Extracted records:
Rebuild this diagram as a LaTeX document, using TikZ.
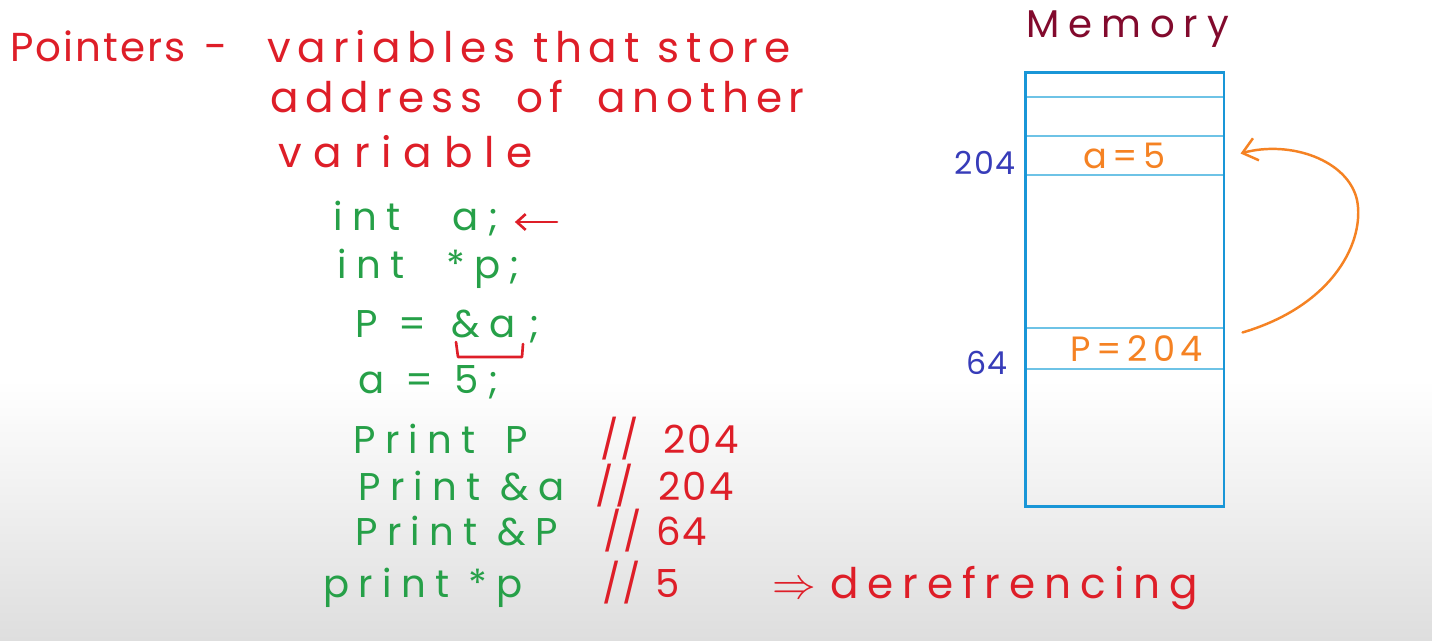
\documentclass[tikz,border=0pt]{standalone}
\usepackage{fontspec}
\usepackage{amssymb,amsmath}
\usetikzlibrary{calc,arrows.meta}
\setmainfont{Poppins}
\newfontfamily\handfont{Poppins}[LetterSpace=16]
\newfontfamily\wideHandfont{Poppins}[LetterSpace=28]
\newfontfamily\derefFont{Poppins}[LetterSpace=21]
\newfontfamily\codefont{Poppins}[LetterSpace=24]
\newfontfamily\numfont{Poppins}[LetterSpace=5]
\newfontfamily\memfont{Poppins}[LetterSpace=23]
\definecolor{inkRed}{RGB}{222,30,40}
\definecolor{inkGreen}{RGB}{38,160,72}
\definecolor{inkMaroon}{RGB}{130,10,45}
\definecolor{inkBlue}{RGB}{55,60,185}
\definecolor{inkOrange}{RGB}{245,130,35}
\definecolor{boxBlue}{RGB}{25,150,215}
\definecolor{cellBlue}{RGB}{110,195,230}
\definecolor{boardGray}{RGB}{222,222,222}
\tikzset{
  hand/.style={anchor=base west,inner sep=0pt,text=inkRed,font=\handfont\fontsize{24}{28}\selectfont},
  code/.style={anchor=base west,inner sep=0pt,text=inkGreen,font=\codefont\fontsize{22}{26}\selectfont},
  note/.style={anchor=base west,inner sep=0pt,text=inkRed,font=\numfont\fontsize{22}{26}\selectfont},
  addr/.style={inner sep=0pt,text=inkBlue,font=\numfont\fontsize{18}{22}\selectfont},
  cell/.style={draw=cellBlue,line width=0.6pt,minimum width=3.98cm,inner sep=0pt,text=inkOrange,font=\handfont\fontsize{20}{24}\selectfont},
  redInk/.style={draw=inkRed,line width=1.5pt,line cap=round,line join=round},
  redArrow/.style={redInk,-{Straight Barb[length=5pt,width=9pt]}},
  orangeArrow/.style={draw=inkOrange,line width=1.4pt,line cap=round,-{Straight Barb[length=8pt,width=13pt]}}
}

\begin{document}
\begin{tikzpicture}[x=0.02cm,y=-0.02cm]
\useasboundingbox (0,0) rectangle (1432,640);
\fill[white] (0,0) rectangle (1432,640);
\shade[top color=white,bottom color=boardGray] (0,380) rectangle (1432,640);

\node[hand,font=\numfont\fontsize{23}{27}\selectfont] (title) at (10,61) {Pointers};
\node[hand] (dash) at (204,61) {-};
\node[hand] (defA) at (267,62) {variables that store};
\node[hand] (defB) at (270,112) {address\hspace{9pt} of\hspace{9pt} another};
\node[hand,font=\wideHandfont\fontsize{24}{28}\selectfont] (defC) at (278,167) {variable};

\node[code] (codeA) at (333,230) {int\hspace{30pt}a;};
\node[code] (codeB) at (337,278) {int\hspace{24pt}*p;};
\node[code] (codeC) at (355,337) {P\hspace{12pt}=\hspace{14pt}\&a\hspace{8pt};};
\node[code] (codeD) at (358,393) {a\hspace{12pt}=\hspace{12pt}5;};
\node[code] (printA) at (353,453) {Print\hspace{6pt} P};
\node[code] (printB) at (358,500) {Print \&a};
\node[code] (printC) at (355,545) {Print \&P};
\node[code] (printD) at (323,597) {print *p};

\node[note] (outA) at (600,453) {//\hspace{14pt}204};
\node[note] (outB) at (595,500) {//\hspace{14pt}204};
\node[note] (outC) at (603,545) {//\hspace{8pt}64};
\node[note] (outD) at (602,597) {//\hspace{8pt}5};
\node[hand,font=\derefFont\fontsize{24}{28}\selectfont] (deref) at (772,598) {$\Rightarrow$\hspace{8pt}derefrencing};

\coordinate (aTail) at (557,222);
\draw[redArrow] (aTail) -- ($(aTail -| codeA.east)+(16,0)$);
\draw[redInk] (456,342) -- (458,357) -- (522,357) -- (523,344);

\node[anchor=base west,inner sep=0pt,text=inkMaroon,font=\memfont\fontsize{22}{26}\selectfont] (memTitle) at (1026,37) {Memory};
\node[cell,minimum height=0.78cm] (cellTwo) at (1124.5,116.5) {};
\node[cell,minimum height=0.78cm] (cellA) at (1124.5,155.5) {a=5};
\node[cell,minimum height=0.82cm] (cellP) at (1124.5,348.5) {\hspace{14pt}P=204};
\node[draw=boxBlue,line width=1.7pt,minimum width=3.98cm,minimum height=8.7cm,inner sep=0pt] (memBox) at (1124.5,289.5) {};
\node[addr] (addrA) at (985,163) {204};
\node[addr] (addrP) at (987,363) {64};

\draw[orangeArrow] ($(cellP.north east)+(18,5)$) .. controls (1335,305) and (1365,240) .. (1357,200) .. controls (1348,160) and (1290,140) .. ($(cellA.east)+(16,-2)$);
\end{tikzpicture}
\end{document}
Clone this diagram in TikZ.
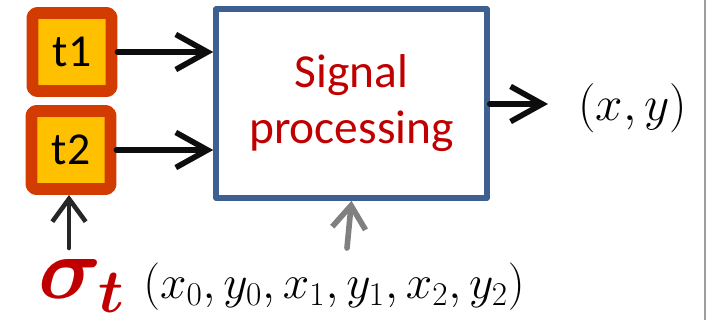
\RequirePackage{fix-cm}
\documentclass[tikz,border=0pt]{standalone}
\usepackage{bm}
\usepackage{fontspec}
\setmainfont{Carlito}
\usetikzlibrary{arrows.meta}
\definecolor{TimerOrange}{HTML}{D23C00}
\definecolor{TimerGold}{HTML}{FFC000}
\definecolor{BoxBlue}{HTML}{3C6090}
\definecolor{LabelRed}{HTML}{C00000}

\begin{document}
\begin{tikzpicture}[x=0.02cm,y=-0.02cm,line cap=round,line join=round,
  timer/.style={draw=TimerOrange,fill=TimerGold,line width=6.8pt,rounded corners=2.5pt,outer sep=auto,
    minimum width=1.58cm,minimum height=1.56cm,inner sep=0pt,font=\fontsize{26}{26}\selectfont},
  flow/.style={line width=3.2pt,-{Straight Barb[length=18pt,width=20pt]}}]
  \useasboundingbox (0,0) rectangle (707,320);
  \node[timer] (t1) at (72,52) {t1};
  \node[timer] (t2) at (71,150) {t2};
  \node[draw=BoxBlue,line width=3.2pt,outer sep=auto,minimum width=5.42cm,minimum height=3.78cm,align=center,
    text=LabelRed,font=\fontsize{27}{32}\selectfont] (proc) at (351.5,103.5) {Signal\\processing};
  \node[anchor=west,inner sep=0pt,font=\fontsize{28}{28}\selectfont] (xy) at (578,108) {$(x,y)$};
  \node[inner sep=0pt,text=LabelRed,font=\fontsize{50}{50}\selectfont] (sig) at (82,286) {$\bm{\sigma}_{\bm{t}}$};
  \node[anchor=west,inner sep=0pt,font=\fontsize{27}{28}\selectfont] (pts) at (143,287) {$(x_0,y_0,x_1,y_1,x_2,y_2)$};
  \coordinate (s) at (69,248); \coordinate (g) at (347,248);
  \draw[flow,black!95] (t1) -- (t1 -| proc.west);
  \draw[flow,black!95] (t2) -- (t2 -| proc.west);
  \draw[flow,black!95] (proc.east |- 0,104) -- (548,104);
  \draw[flow,black!85,line width=2.6pt,-{Straight Barb[length=13pt,width=19pt]}] (s) -- (s |- t2.south);
  \draw[flow,black!50,-{Straight Barb[length=13pt,width=19pt]}] (g) -- (proc.south);
  \draw[black!38,line width=1.5pt] (705,0) -- (705,320);
\end{tikzpicture}
\end{document}
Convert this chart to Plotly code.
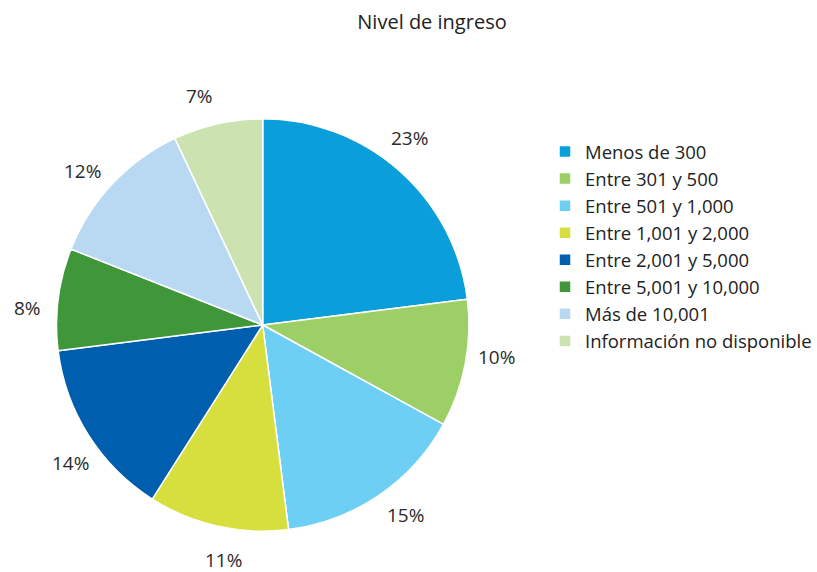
import math
import plotly.graph_objects as go

categories = ["Menos de 300", "Entre 301 y 500", "Entre 501 y 1,000", "Entre 1,001 y 2,000",
              "Entre 2,001 y 5,000", "Entre 5,001 y 10,000", "Más de 10,001",
              "Información no disponible"]
values = [23, 10, 15, 11, 14, 8, 12, 7]
colors = ["#0a9edb", "#9ccf66", "#6dcff4", "#d6df3d", "#005eaf", "#3f973a", "#b9d8f1", "#cce3b1"]

W, H = 817, 572
cx, cy, R = 265, 325, 208
label_r = 238
label_shift_deg = -3

fig = go.Figure(go.Pie(
    labels=categories, values=values, sort=False, direction="clockwise", rotation=0,
    marker=dict(colors=colors, line=dict(color="white", width=1.5)),
    textinfo="none", hoverinfo="label+percent",
    domain=dict(x=[(cx - R) / W, (cx + R) / W], y=[1 - (cy + R) / H, 1 - (cy - R) / H]),
))

total = sum(values)
cum = 0
annotations = []
for v in values:
    mid = (cum + v / 2) / total * 2 * math.pi + math.radians(label_shift_deg)
    cum += v
    px = cx + label_r * math.sin(mid)
    py = cy - label_r * math.cos(mid)
    annotations.append(dict(x=px / W, y=1 - py / H, xref="paper", yref="paper",
                            xanchor="center", yanchor="middle",
                            text=f"{round(v / total * 100)}%", showarrow=False,
                            font=dict(size=19, color="#2a2a2a")))

fig.update_layout(
    width=W, height=H,
    margin=dict(l=0, r=0, t=0, b=0),
    paper_bgcolor="white", plot_bgcolor="white",
    font=dict(family="Open Sans, Lato, sans-serif", color="#222222"),
    title=dict(text="Nivel de ingreso", x=432 / W, xanchor="center", y=1 - 22 / H, yanchor="middle",
               font=dict(size=20, color="#222222")),
    legend=dict(x=550 / W, y=1 - 133 / H, xanchor="left", yanchor="top",
                font=dict(size=18.5, color="#222222"), itemwidth=30, traceorder="normal"),
    annotations=annotations,
)

fig.write_html("out.html", config={"displayModeBar": False},
               post_script="document.body.style.margin='0';")
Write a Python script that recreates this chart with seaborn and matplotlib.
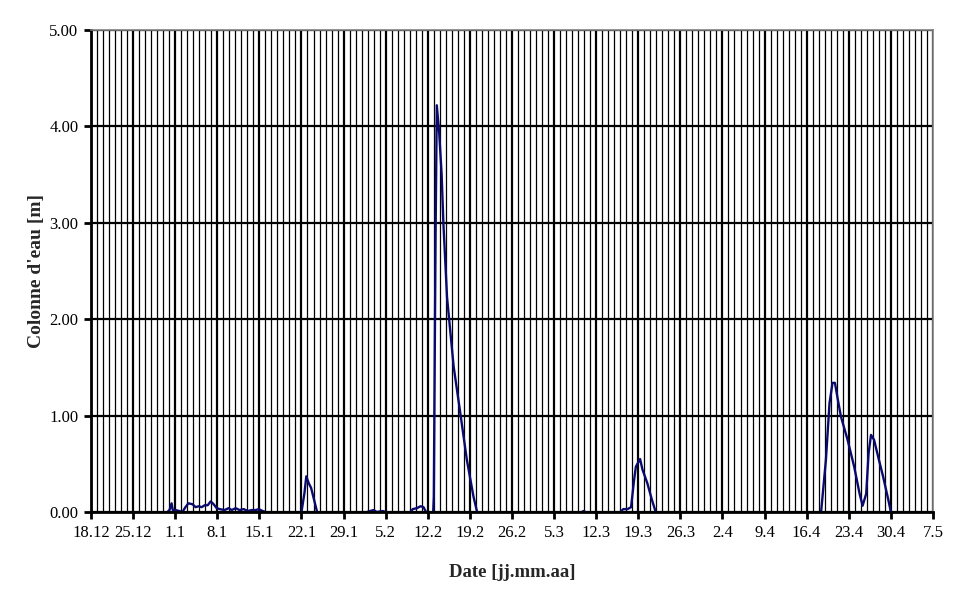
import matplotlib
matplotlib.use("Agg")
import matplotlib.pyplot as plt
from matplotlib.ticker import MultipleLocator, FuncFormatter
import seaborn as sns
import pandas as pd

# weekly tick labels, day 0 = 18.12
week_labels = ["18.12", "25.12", "1.1", "8.1", "15.1", "22.1", "29.1", "5.2",
               "12.2", "19.2", "26.2", "5.3", "12.3", "19.3", "26.3", "2.4",
               "9.4", "16.4", "23.4", "30.4", "7.5"]

# water column readings per segment (days since 18.12, metres)
seg_early_jan_days = [12.7, 13.05, 13.4, 13.6, 14.05, 14.7, 15.2, 15.7, 16.2, 16.9,
                      17.4, 17.9, 18.4, 18.9, 19.4, 19.9, 20.4, 20.9, 21.4, 22.2,
                      22.9, 23.4, 24.05, 24.7, 25.4, 26.05, 26.7, 27.4, 27.9, 28.55, 29.05]
seg_early_jan_vals = [0.0, 0.02, 0.09, 0.02, 0.02, 0.01, 0.0, 0.05, 0.09, 0.08,
                      0.05, 0.06, 0.05, 0.07, 0.07, 0.11, 0.08, 0.04, 0.03, 0.02,
                      0.04, 0.02, 0.04, 0.02, 0.03, 0.01, 0.02, 0.02, 0.03, 0.01, 0.0]

seg_late_jan_days = [35.0, 35.5, 35.8, 36.2, 36.6, 37.0, 37.6]
seg_late_jan_vals = [0.0, 0.2, 0.37, 0.3, 0.25, 0.15, 0.0]

seg_feb_a_days = [45.9, 46.4, 47.0, 47.5, 48.5, 49.0]
seg_feb_a_vals = [0.0, 0.01, 0.02, 0.0, 0.01, 0.0]

seg_feb_b_days = [53.1, 53.5, 54.2, 54.8, 55.3, 55.7]
seg_feb_b_vals = [0.0, 0.03, 0.04, 0.06, 0.05, 0.0]

seg_flood_days = [56.9, 57.0, 57.3, 57.5, 57.9, 58.3, 58.6, 59.2, 60.3, 61.4, 62.5, 63.6, 64.2]
seg_flood_vals = [0.0, 0.16, 2.89, 4.22, 3.93, 3.51, 2.99, 2.23, 1.51, 1.03, 0.54, 0.16, 0.0]

seg_march_days = [81.6, 81.9, 82.2]
seg_march_vals = [0.0, 0.01, 0.0]

seg_mid_march_days = [88.0, 88.5, 89.2, 89.8, 90.3, 90.6, 91.3, 91.7, 92.5, 93.3, 93.9]
seg_mid_march_vals = [0.0, 0.03, 0.03, 0.05, 0.33, 0.47, 0.55, 0.44, 0.30, 0.12, 0.0]

seg_april_days = [121.4, 122.2, 122.8, 123.3, 123.7, 124.2, 124.7, 125.8, 126.9, 127.8,
                  128.3, 128.9, 129.3, 129.7, 130.2, 130.9, 131.7, 132.6, 133.0]
seg_april_vals = [0.0, 0.54, 1.13, 1.34, 1.34, 1.16, 0.99, 0.75, 0.47, 0.19,
                  0.065, 0.19, 0.61, 0.80, 0.75, 0.57, 0.37, 0.12, 0.0]

segments = [
    (seg_early_jan_days, seg_early_jan_vals),
    (seg_late_jan_days, seg_late_jan_vals),
    (seg_feb_a_days, seg_feb_a_vals),
    (seg_feb_b_days, seg_feb_b_vals),
    (seg_flood_days, seg_flood_vals),
    (seg_march_days, seg_march_vals),
    (seg_mid_march_days, seg_mid_march_vals),
    (seg_april_days, seg_april_vals),
]

frames = []
for i, (d, v) in enumerate(segments):
    frames.append(pd.DataFrame({"day": d, "level": v, "seg": i}))
df = pd.concat(frames, ignore_index=True)

sns.set_style("white")
plt.rcParams["font.family"] = ["Liberation Serif", "DejaVu Serif"]

fig = plt.figure(figsize=(9.68, 6.02), dpi=100)
ax = fig.add_axes([0.094, 0.1495, 0.8698, 0.8005])

sns.lineplot(data=df, x="day", y="level", units="seg", estimator=None,
             color="#0a0a6e", linewidth=1.7, ax=ax, legend=False)

n_days = 7 * (len(week_labels) - 1)
ax.set_xlim(0, n_days)
ax.set_ylim(0, 5)

# grid: weekly + daily verticals, unit horizontals
ax.xaxis.set_major_locator(MultipleLocator(7))
ax.xaxis.set_minor_locator(MultipleLocator(1))
ax.xaxis.set_major_formatter(FuncFormatter(lambda x, p: week_labels[int(round(x / 7))]
                                           if 0 <= int(round(x / 7)) < len(week_labels) else ""))
ax.yaxis.set_major_locator(MultipleLocator(1))
ax.yaxis.set_major_formatter(FuncFormatter(lambda y, p: "%.2f" % y))

ax.grid(which="major", axis="x", color="black", linewidth=1.6)
ax.grid(which="minor", axis="x", color="black", linewidth=0.9)
ax.grid(which="major", axis="y", color="black", linewidth=1.6)

ax.tick_params(axis="both", which="major", direction="out", length=5, width=2,
               labelsize=12, colors="black", pad=4)
ax.tick_params(axis="x", which="minor", length=0)
ax.tick_params(left=True, bottom=True)

for side in ["left", "bottom"]:
    ax.spines[side].set_color("black")
    ax.spines[side].set_linewidth(2)
for side in ["top", "right"]:
    ax.spines[side].set_color("#808080")
    ax.spines[side].set_linewidth(1.2)

ax.set_xlabel("Date [jj.mm.aa]", fontsize=13.5, fontweight="bold", labelpad=17)
ax.set_ylabel("Colonne d'eau [m]", fontsize=14, fontweight="bold", labelpad=3)

fig.savefig("out.png", dpi=100)
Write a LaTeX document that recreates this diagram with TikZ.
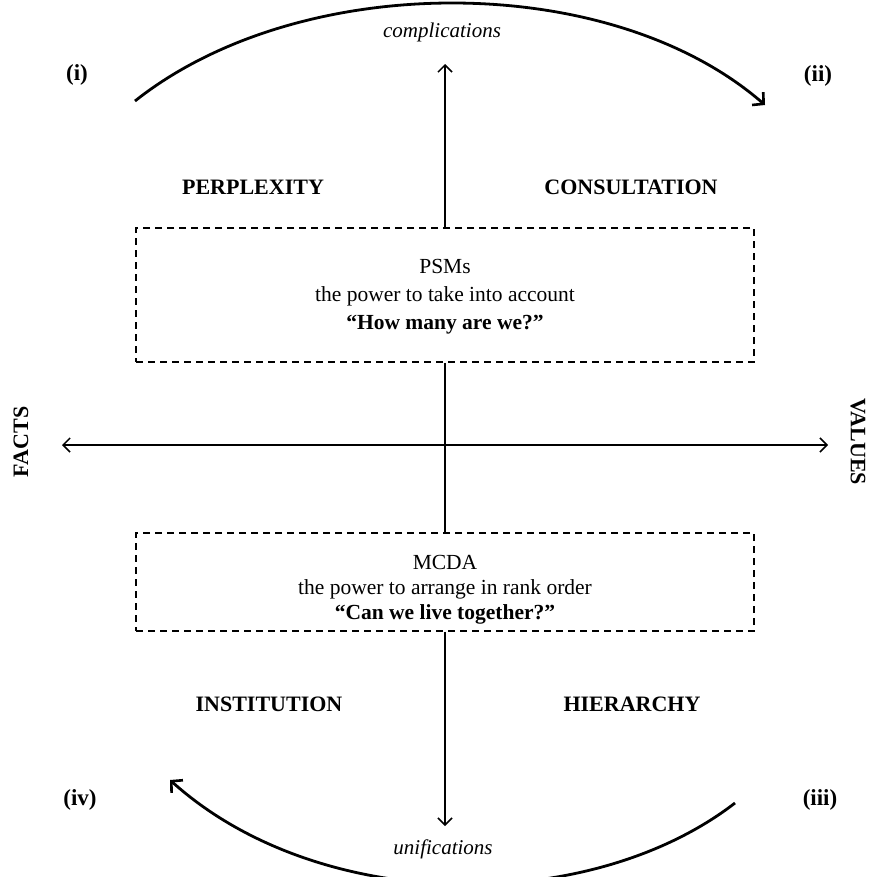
\documentclass[tikz,border=0pt]{standalone}
\usepackage{fontspec}
\setmainfont{Liberation Serif}
\usetikzlibrary{arrows.meta}
\begin{document}
\begin{tikzpicture}[x=1pt,y=-1pt,
  lbl/.style={font=\fontsize{22}{24}\selectfont\bfseries},
  numlbl/.style={font=\fontsize{23}{26}\selectfont\bfseries},
  itl/.style={font=\fontsize{21}{24}\selectfont\itshape},
  dbox/.style={draw, line width=1.5pt, dash pattern=on 7pt off 5pt, minimum width=618pt},
  boxtext/.style={align=center, font=\fontsize{21.5}{28}\selectfont},
  axis/.style={line width=1.5pt},
  barb/.style={-{Straight Barb[length=7pt,width=14pt,line width=1.5pt]}},
  arcline/.style={line width=2.8pt, -{Straight Barb[length=8pt,width=17pt,line width=2.6pt]}}
]
\useasboundingbox (0,0) rectangle (877,876);
% boxes
\node[dbox, minimum height=134pt,
  label={[boxtext, yshift=-2pt]center:{PSMs\\the power to take into account\\\textbf{“How many are we?”}}}] (b1) at (445,295) {};
\node[dbox, minimum height=98pt,
  label={[boxtext, font=\fontsize{21.5}{25}\selectfont, yshift=-8pt]center:{MCDA\\the power to arrange in rank order\\\textbf{“Can we live together?”}}}] (b2) at (445,582) {};
% coordinates
\coordinate (top) at (445,64);
\coordinate (bot) at (445,826);
\coordinate (L) at (62,445);
\coordinate (R) at (828,445);
\coordinate (a1s) at (135,101);
\coordinate (a1e) at (765,105);
\coordinate (a2s) at (735,803);
\coordinate (a2e) at (170,780);
% vertical
\draw[axis, barb] (b1.north) -- (top);
\draw[axis] (b1.south) -- (b2.north);
\draw[axis, barb] (b2.south) -- (bot);
% horizontal
\draw[axis, {Straight Barb[length=7pt,width=14pt,line width=1.5pt]}-{Straight Barb[length=7pt,width=14pt,line width=1.5pt]}] (L) -- (R);
% arcs
\draw[arcline] (a1s) .. controls (300,-30) and (610,-30) .. (a1e);
\draw[arcline] (a2s) .. controls (590,915) and (320,915) .. (a2e);
% labels
\node[itl] (compl) at (442,32) {complications};
\node[itl] (unif) at (443,849) {unifications};
\node[numlbl] (n1) at (77,75) {(i)};
\node[numlbl] (n2) at (818,76) {(ii)};
\node[numlbl] (n3) at (820,800) {(iii)};
\node[numlbl] (n4) at (80,800) {(iv)};
\node[lbl] (perp) at (253,187) {PERPLEXITY};
\node[lbl] (cons) at (631,187) {CONSULTATION};
\node[lbl] (inst) at (269,704) {INSTITUTION};
\node[lbl] (hier) at (632,704) {HIERARCHY};
\node[lbl, rotate=90] (facts) at (21,442) {FACTS};
\node[lbl, rotate=-90] (vals) at (858,442) {VALUES};
\end{tikzpicture}
\end{document}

WHAT IS ASKED -
Count the lines above that contain the word "recreates". Give only the number.

THE RESULT -
2